Translated by Andrew Vanburen from a Chinese-language piece in 21 CN
SINCE LATE MAY, 1.7 trillion yuan has vanished from China’s stock markets.
It is important to note that the benchmark Shanghai Composite Index, which tracks A- and B-shares listed in both Shanghai and Shenzhen, has just sunk to a 41-month low, and only inched up 0.13% on Friday to close out a very blustery trading week.
The downhill ride since late May has indeed resulted in some 1.7 trillion yuan in funds being lost.
Due to the see-saw battle between the bears and the bulls this week, the benchmark Index finally dipped below the psychologically significant 2,132 level that analysts had pointed to, marking the new 41-month nadir.
But more importantly, it meant that the frighteningly high yuan figure above – with all those zeros after it – had been lost by investors since the Index began heading south in a hurry two months earlier.
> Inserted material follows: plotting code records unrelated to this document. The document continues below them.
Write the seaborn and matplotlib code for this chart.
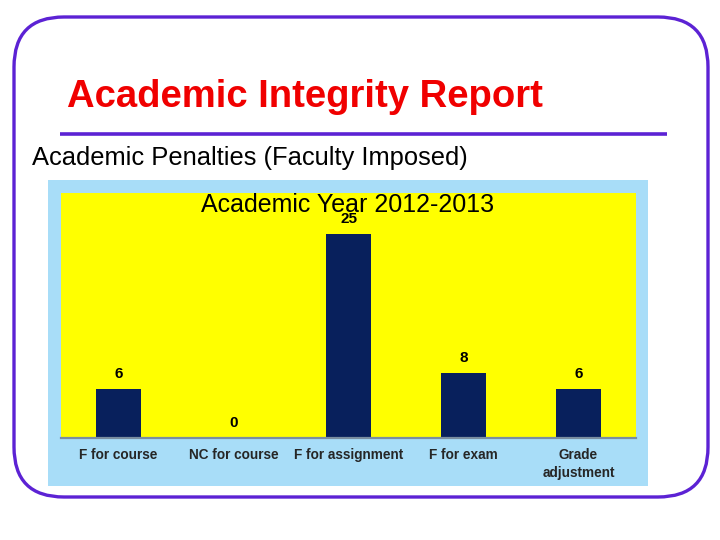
import matplotlib
matplotlib.use("Agg")
import matplotlib.pyplot as plt
import seaborn as sns
import pandas as pd
from matplotlib.patches import FancyBboxPatch, Rectangle

categories = ["F for course", "NC for course", "F for assignment", "F for exam", "Grade\nadjustment"]
values = [6, 0, 25, 8, 6]
slide_title = "Academic Integrity Report"
slide_subtitle = "Academic Penalties (Faculty Imposed)"
chart_title = "Academic Year 2012-2013"

sns.set_theme(style="white")
plt.rcParams['font.family'] = ['Liberation Sans', 'DejaVu Sans']

W, H = 720, 540
fig = plt.figure(figsize=(7.2, 5.4), dpi=100)
fig.patch.set_facecolor("white")

purple = "#5c22d4"
navy = "#08205c"
yellow = "#ffff00"
lightblue = "#a8ddf8"

# background overlay in pixel coords
bg = fig.add_axes([0, 0, 1, 1])
bg.set_xlim(0, W)
bg.set_ylim(H, 0)
bg.axis("off")
bg.set_zorder(0)
bg.add_patch(FancyBboxPatch((14, 17), 694, 480,
                            boxstyle="round,pad=0,rounding_size=50",
                            facecolor="white", edgecolor=purple, linewidth=2.4))
bg.plot([60, 667], [134, 134], color=purple, linewidth=2.6, solid_capstyle="butt")
bg.add_patch(Rectangle((48, 180), 600, 306, facecolor=lightblue, edgecolor="none"))
bg.text(67, 107, slide_title, color="#f00000", fontsize=27.5, fontweight="bold",
        ha="left", va="baseline")
bg.text(32, 165, slide_subtitle, color="black", fontsize=18.4,
        ha="left", va="baseline")

# chart axes
x0, x1, y_top, y_base = 61, 636, 193, 438
ax = fig.add_axes([x0 / W, (H - y_base) / H, (x1 - x0) / W, (y_base - y_top) / H])
ax.set_zorder(1)
ax.set_facecolor(yellow)
df = pd.DataFrame({"category": categories, "value": values})
sns.barplot(data=df, x="category", y="value", color=navy, width=0.39,
            saturation=1, ax=ax, edgecolor="none")
ax.set_xlim(-0.5, len(categories) - 0.5)
ax.set_ylim(0, 30)
ax.set_xlabel("")
ax.set_ylabel("")
ax.set_yticks([])
for s in ["top", "left", "right"]:
    ax.spines[s].set_visible(False)
ax.spines["bottom"].set_color("#7a8ea0")
ax.spines["bottom"].set_linewidth(1.6)
ax.tick_params(axis="x", length=0, pad=7, labelsize=9.8)
for lbl in ax.get_xticklabels():
    lbl.set_fontweight("bold")
    lbl.set_linespacing(1.35)

for i, v in enumerate(values):
    ax.annotate(str(v), xy=(i, v), xytext=(0, 8), textcoords="offset points",
                ha="center", va="baseline", fontsize=11, fontweight="bold",
                color="black")

# overlay for chart title drawn above the plot area
top = fig.add_axes([0, 0, 1, 1], facecolor="none")
top.set_xlim(0, W)
top.set_ylim(H, 0)
top.axis("off")
top.set_zorder(5)
top.text((x0 + x1) / 2 - 1, 212, chart_title, color="black", fontsize=18,
         ha="center", va="baseline")

fig.savefig("out.png", dpi=100, facecolor="white")
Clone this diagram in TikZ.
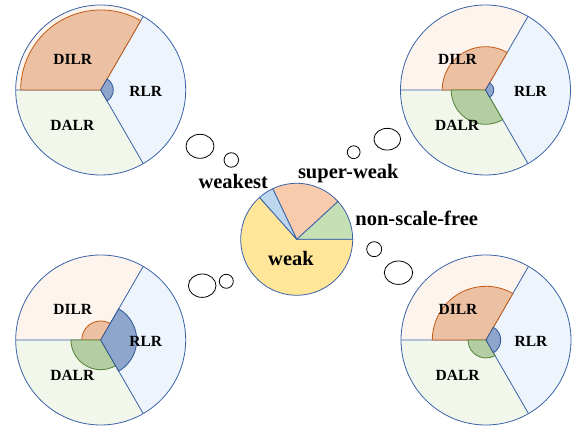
\documentclass[tikz,border=0pt]{standalone}
\usepackage{fontspec}
\setmainfont{Liberation Serif}
\usetikzlibrary{shapes.geometric}
\definecolor{sepblue}{HTML}{3A62A8}
\definecolor{dilrpale}{HTML}{FDF4EE}
\definecolor{rlrpale}{HTML}{EDF4FB}
\definecolor{dalrpale}{HTML}{F1F7EB}
\definecolor{dilrfill}{HTML}{EBC0A3}
\definecolor{dilrline}{HTML}{C55A11}
\definecolor{dalrfill}{HTML}{B5CDA3}
\definecolor{dalrline}{HTML}{548235}
\definecolor{rlrfill}{HTML}{8EA6CC}
\definecolor{rlrline}{HTML}{2F5597}
\definecolor{weakc}{HTML}{FFE699}
\definecolor{superc}{HTML}{F8CBAD}
\definecolor{nsfc}{HTML}{C5E0B4}
\definecolor{weakestc}{HTML}{BDD7EE}
\tikzset{
  sepline/.style={draw=sepblue, line width=0.8pt},
  dilrin/.style={fill=dilrfill, draw=dilrline, line width=0.8pt},
  dalrin/.style={fill=dalrfill, draw=dalrline, line width=0.8pt},
  rlrin/.style={fill=rlrfill, draw=rlrline, line width=0.8pt},
  lbl/.style={font=\fontsize{15.5}{18}\selectfont\bfseries, inner sep=0pt},
  biglbl/.style={font=\fontsize{20.5}{24}\selectfont\bfseries, inner sep=0pt},
  slice/.style={draw=sepblue, line width=0.8pt, line join=round},
  bubble/.style={draw=black, line width=0.8pt, ellipse, inner sep=0pt, fill=white},
}
% #1 name, #2 center, #3 r DILR, #4 r DALR (0 = none), #5 r RLR
\newcommand{\lrpie}[5]{%
\begin{scope}[shift={#2}]
  \coordinate (#1) at (0,0);
  \fill[dilrpale] (0,0) -- (60:85) arc (60:180:85) -- cycle;
  \fill[rlrpale] (0,0) -- (-60:85) arc (-60:60:85) -- cycle;
  \fill[dalrpale] (0,0) -- (180:85) arc (180:300:85) -- cycle;
  \draw[sepline] (0,0) -- (60:85) (0,0) -- (180:85) (0,0) -- (-60:85);
  \draw[dilrin] (0,0) -- (60:#3) arc (60:180:#3) -- cycle;
  \ifdim #4pt>0pt
    \draw[dalrin] (0,0) -- (180:#4) arc (180:300:#4) -- cycle;
  \fi
  \draw[rlrin] (0,0) -- (-60:#5) arc (-60:60:#5) -- cycle;
  \draw[sepline] (0,0) circle (85);
  \node[lbl] (#1-dilr) at (-28,31) {DILR};
  \node[lbl] (#1-rlr) at (45,-1.7) {RLR};
  \node[lbl] (#1-dalr) at (-28.4,-35) {DALR};
\end{scope}}
\begin{document}
\begin{tikzpicture}[x=1pt,y=1pt]
\useasboundingbox (0,0) rectangle (579,433);
% four pies
\lrpie{tl}{(100.7,343)}{80}{0}{12.7}
\lrpie{tr}{(485.5,343)}{43.3}{34.3}{8.3}
\lrpie{bl}{(100.7,93)}{19}{29.7}{36}
\lrpie{br}{(486,93)}{53.7}{18}{14.7}
% central pie
\begin{scope}[shift={(296.7,193.7)}]
  \coordinate (c) at (0,0);
  \draw[slice, fill=weakc] (0,0) -- (131.6:56) arc (131.6:360:56) -- cycle;
  \draw[slice, fill=nsfc] (0,0) -- (0:56) arc (0:42.6:56) -- cycle;
  \draw[slice, fill=superc] (0,0) -- (42.6:56) arc (42.6:115.3:56) -- cycle;
  \draw[slice, fill=weakestc] (0,0) -- (115.3:56) arc (115.3:131.6:56) -- cycle;
\end{scope}
\node[biglbl] (weak) at (291,174.7) {weak};
\node[biglbl] (weakest) at (233.3,252) {weakest};
\node[biglbl] (superweak) at (348.3,259.7) {super-weak};
\node[biglbl] (nsf) at (416.7,214.7) {non-scale-free};
% thought bubbles
\node[bubble, minimum width=28pt, minimum height=24pt] (b1) at (200,286.7) {};
\node[bubble, minimum width=14.5pt, minimum height=14.5pt] (b2) at (231.3,273) {};
\node[bubble, minimum width=12.8pt, minimum height=12.8pt] (b3) at (353.7,280.8) {};
\node[bubble, minimum width=26.7pt, minimum height=21.7pt] (b4) at (387.3,293.8) {};
\node[bubble, minimum width=15pt, minimum height=15pt] (b5) at (374.2,183.8) {};
\node[bubble, minimum width=28.4pt, minimum height=23.4pt] (b6) at (398.5,160.3) {};
\node[bubble, minimum width=14pt, minimum height=14pt] (b7) at (226.3,151.7) {};
\node[bubble, minimum width=27.6pt, minimum height=23.4pt] (b8) at (202.2,147.3) {};
\end{tikzpicture}
\end{document}
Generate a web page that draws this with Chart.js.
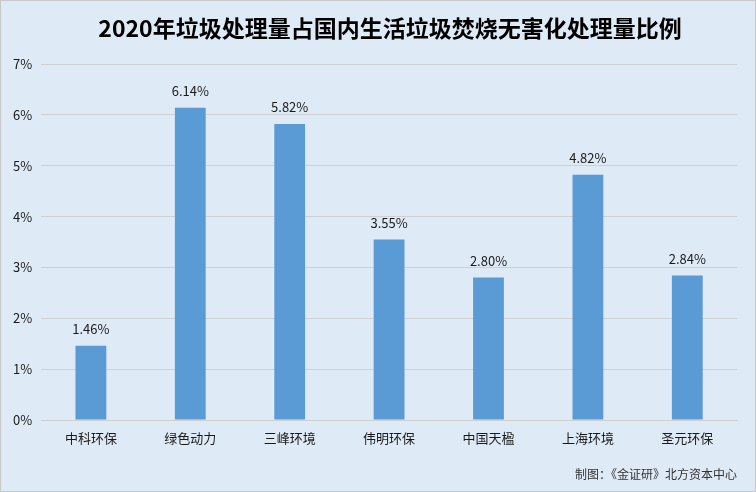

A market watcher with Dacheng Fund Management Co Ltd said the overall lackluster state of the economy, both at home and in key overseas regions, was driving market sentiment and buying behavior – or lack thereof – on the bourse.
“In this type of climate, fundamental strengths and weaknesses of individual counters are overlooked, and the pall of a dreary economy hangs over market sentiment, meaning that there is little that can spark a significant rally unless the economy suddenly surges back to life.
“And with each bout of bad news on the economic front, what would otherwise pass for bargains in the market are left untouched.”
Since the end of May, amid a steady fall in the price of A-shares in Shanghai and Shenzhen, the total value of listed stocks fell to 16.56 trillion yuan from 18.3 trillion, resulting in a hemorrhaging of 1.7 trillion in value from the bourse.
Within this staggering tally, the number of shares listed in Shenzhen (including main board A-shares, SME Board shares and counters listed on the ChiNext Board) rose to 503.5 billion shares as of July 26 from 481.6 billion shares as at the end of May.
Over the same dismal stretch, the value of shares listed in Shenzhen fell to 7.63 trillion yuan from 7.00 trillion, a loss of 630 billion yuan or 8.3% of the total.
If the ChiNext board is not included – China’s version of the Nasdaq which never seems to run of steam – the losses in Shenzhen are even more startling.
For comparison’s sake, the dynamo board that is the ChiNext saw its total number of shares rise over the past two months to 21.98 billion shares now from 19.94 billion in late May.
But unlike its big brother A-share main board in Shenzhen, the ChiNext actually grew its total capitalization over the past two months to 829.71 billion yuan today from the two-months earlier total of 829.56 billion.
Not much to write home about, but in this bear market, any increase is impressive in its own right.
At the same time, the larger Shanghai Stock Exchange saw its total share capitalization shrink by a head-turning 9.93% over the past two months to 12.06 trillion yuan.
While many investors might start to feel their eyes glaze over reading over this series of figures – even with all those zeroes – the precipitous fall has brought great hardship to a sizeable number of investors.
Whether or not the millions of retail investors who ended up with the short end of the stick and pulled out of the bear market already will find the courage to return is a question that all investors should care very dearly about.